There is good camping along the Lake Como jeep road up to about 8,900ft. These camp sites are rocky and in the Junipers, but diligence can provide you with an excellent site.
Going higher there is ONE large camping area at the pine forest zone at about 10,200ft. This site is above the initial switchbacks at about mile 5. There isn't water in this site's immediate vicinity. The stream access is further up the road about a mile or so.
Above 10,200ft car camping along the road is non-existent due to steep ravines and dense forest until you reach the old cabin ruins at 10,500ft, mile 5.8.
A high camp above Lake Como is best. The Como lakes area is private land and camping is prohibited in it's immediate area.
Just above Lake Como are Blue Lakes at about 12,000ft. Between Lake Como and Blue lakes there is good camping.
Above Blue Lakes lies Crater Lake. It is rocky and exposed around Crater Lake making It better to camp lower.
Go to www.coloradoclimbers.com and leave a message for conditions.
The mosquitoes are fierce at Como Lakes as well as along the 4x4 road leading to Como Lakes. They will piss you off to the point of uncharacteristic fits of rage.

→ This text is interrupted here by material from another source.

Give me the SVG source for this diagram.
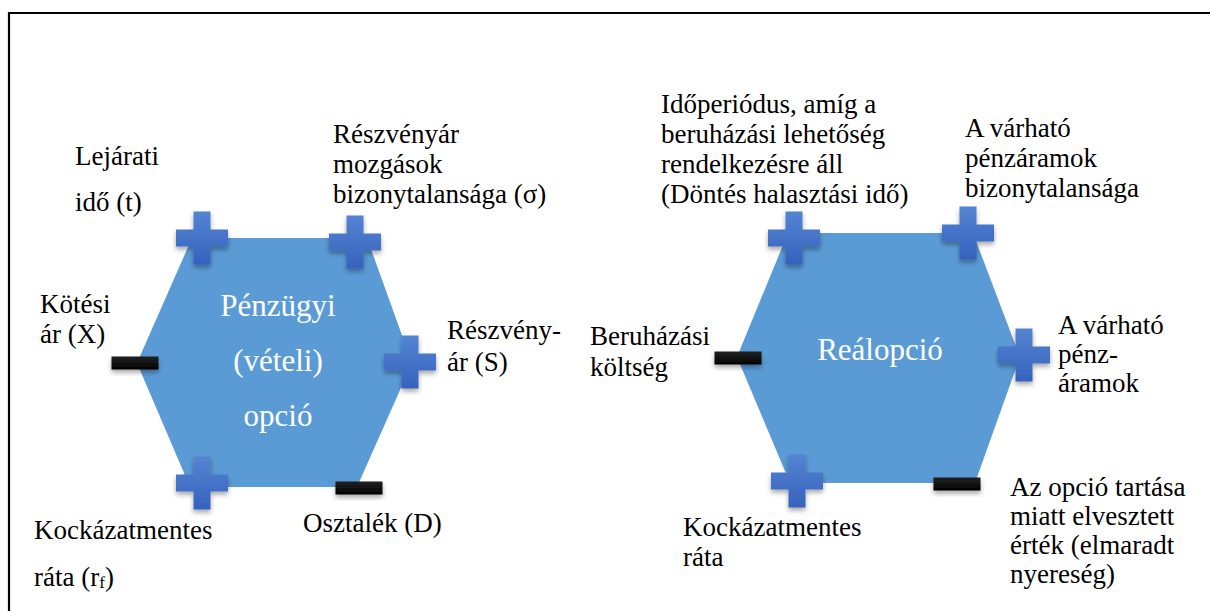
<svg xmlns="http://www.w3.org/2000/svg" width="1210" height="611" viewBox="0 0 1210 611">
  <style>
    .frame { fill: none; stroke: #000; stroke-width: 2.2; }
    .hex { fill: #5B9BD5; }
    .lbl { font-size: 27px; fill: #000; }
    .core { font-size: 31px; fill: #fff; text-anchor: middle; }
    .plus { fill: url(#plusFill); filter: url(#soft); }
    .minus { fill: url(#minusFill); filter: url(#soft); }
  </style>
  <defs>
    <linearGradient id="plusFill" x1="0" y1="0" x2="0" y2="1">
      <stop offset="0" stop-color="#5584D3"/>
      <stop offset="1" stop-color="#3562BC"/>
    </linearGradient>
    <linearGradient id="minusFill" x1="0" y1="0" x2="0" y2="1">
      <stop offset="0" stop-color="#222"/>
      <stop offset="1" stop-color="#000"/>
    </linearGradient>
    <filter id="soft" x="-40%" y="-40%" width="180%" height="190%">
      <feDropShadow dx="0" dy="3" stdDeviation="2.5" flood-color="#000" flood-opacity="0.35"/>
    </filter>
    <!-- plus / minus sign shapes centred on the origin -->
    <path id="plusShape" d="M-8.5 -26.5H8.5V-8.5H26V8.5H8.5V26.5H-8.5V8.5H-26V-8.5H-8.5Z"/>
    <rect id="minusShape" x="-23.5" y="-6.5" width="47" height="13"/>
  </defs>

  <!-- page frame (top and left rule) -->
  <path class="frame" d="M9 611V13H1210"/>

  <g font-family="Liberation Serif">
  <!-- left: financial call option -->
  <g id="financial-option">
    <polygon class="hex" points="192,238 367,238 412,363 357,487 190,487 137,363"/>
    <text class="core" x="278" y="316" font-family="Liberation Serif">Pénzügyi</text>
    <text class="core" x="278" y="371" font-family="Liberation Serif">(vételi)</text>
    <text class="core" x="278" y="426" font-family="Liberation Serif">opció</text>
  </g>

  <g id="fin-maturity">
    <use href="#plusShape" class="plus" x="202" y="238"/>
    <text class="lbl" x="75" y="165" font-family="Liberation Serif">Lejárati</text>
    <text class="lbl" x="75" y="211" font-family="Liberation Serif">idő (t)</text>
  </g>
  <g id="fin-volatility">
    <use href="#plusShape" class="plus" x="355" y="242"/>
    <text class="lbl" x="333" y="143" font-family="Liberation Serif">Részvényár</text>
    <text class="lbl" x="333" y="173" font-family="Liberation Serif">mozgások</text>
    <text class="lbl" x="333" y="203" font-family="Liberation Serif">bizonytalansága (σ)</text>
  </g>
  <g id="fin-strike">
    <use href="#minusShape" class="minus" x="135" y="363"/>
    <text class="lbl" x="40" y="313" font-family="Liberation Serif">Kötési</text>
    <text class="lbl" x="40" y="343" font-family="Liberation Serif">ár (X)</text>
  </g>
  <g id="fin-stock">
    <use href="#plusShape" class="plus" x="410" y="362"/>
    <text class="lbl" x="447" y="339" font-family="Liberation Serif">Részvény-</text>
    <text class="lbl" x="447" y="371" font-family="Liberation Serif">ár (S)</text>
  </g>
  <g id="fin-riskfree">
    <use href="#plusShape" class="plus" x="202" y="483"/>
    <text class="lbl" x="34" y="539" font-family="Liberation Serif">Kockázatmentes</text>
    <text class="lbl" x="34" y="586" font-family="Liberation Serif">ráta (r<tspan font-size="17" dy="2">f</tspan><tspan dy="-2">)</tspan></text>
  </g>
  <g id="fin-dividend">
    <use href="#minusShape" class="minus" x="359" y="488"/>
    <text class="lbl" x="303" y="532" font-family="Liberation Serif">Osztalék (D)</text>
  </g>

  <!-- right: real option -->
  <g id="real-option">
    <polygon class="hex" points="788,233 973,233 1020,357 975,483 790,483 737,357"/>
    <text class="core" x="880" y="360" font-family="Liberation Serif">Reálopció</text>
  </g>

  <g id="real-deferral">
    <use href="#plusShape" class="plus" x="794" y="238"/>
    <text class="lbl" x="661" y="113" font-family="Liberation Serif">Időperiódus, amíg a</text>
    <text class="lbl" x="661" y="143" font-family="Liberation Serif">beruházási lehetőség</text>
    <text class="lbl" x="661" y="173" font-family="Liberation Serif">rendelkezésre áll</text>
    <text class="lbl" x="661" y="203" font-family="Liberation Serif">(Döntés halasztási idő)</text>
  </g>
  <g id="real-uncertainty">
    <use href="#plusShape" class="plus" x="968" y="233"/>
    <text class="lbl" x="965" y="137" font-family="Liberation Serif">A várható</text>
    <text class="lbl" x="965" y="167" font-family="Liberation Serif">pénzáramok</text>
    <text class="lbl" x="965" y="197" font-family="Liberation Serif">bizonytalansága</text>
  </g>
  <g id="real-cost">
    <use href="#minusShape" class="minus" x="738" y="358"/>
    <text class="lbl" x="590" y="345" font-family="Liberation Serif">Beruházási</text>
    <text class="lbl" x="590" y="376" font-family="Liberation Serif">költség</text>
  </g>
  <g id="real-cashflow">
    <use href="#plusShape" class="plus" x="1024" y="355"/>
    <text class="lbl" x="1058" y="334" font-family="Liberation Serif">A várható</text>
    <text class="lbl" x="1058" y="363" font-family="Liberation Serif">pénz-</text>
    <text class="lbl" x="1058" y="392" font-family="Liberation Serif">áramok</text>
  </g>
  <g id="real-riskfree">
    <use href="#plusShape" class="plus" x="797" y="481"/>
    <text class="lbl" x="683" y="536" font-family="Liberation Serif">Kockázatmentes</text>
    <text class="lbl" x="683" y="566" font-family="Liberation Serif">ráta</text>
  </g>
  <g id="real-lostvalue">
    <use href="#minusShape" class="minus" x="957" y="484"/>
    <text class="lbl" x="1010" y="496" font-family="Liberation Serif">Az opció tartása</text>
    <text class="lbl" x="1010" y="525" font-family="Liberation Serif">miatt elvesztett</text>
    <text class="lbl" x="1010" y="554" font-family="Liberation Serif">érték (elmaradt</text>
    <text class="lbl" x="1010" y="583" font-family="Liberation Serif">nyereség)</text>
  </g>
  </g>
</svg>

This is always the case in early July; and I would prepare for them by carying a head/neck net as part of your battle chest.
A bit about the road.
The local 4x4 clubs perform trail maintenance and have been instrumental in keeping access to this Colorado treasure open for all. I have great respect for our wild lands as I do for the freedom to access them. This being said, I do try very hard to be courteous to all I meet in the wild regardless of their method to enjoy these spaces. As part of this general courtesy I am a strong believer in the codes of ethics that have been developed by various groups, thus please join me when you are in the woods in an attempt to hold both groups to their respective code. Leave No Trace and Tread Lightly ethics must be followed by all - no exceptions. Thanks!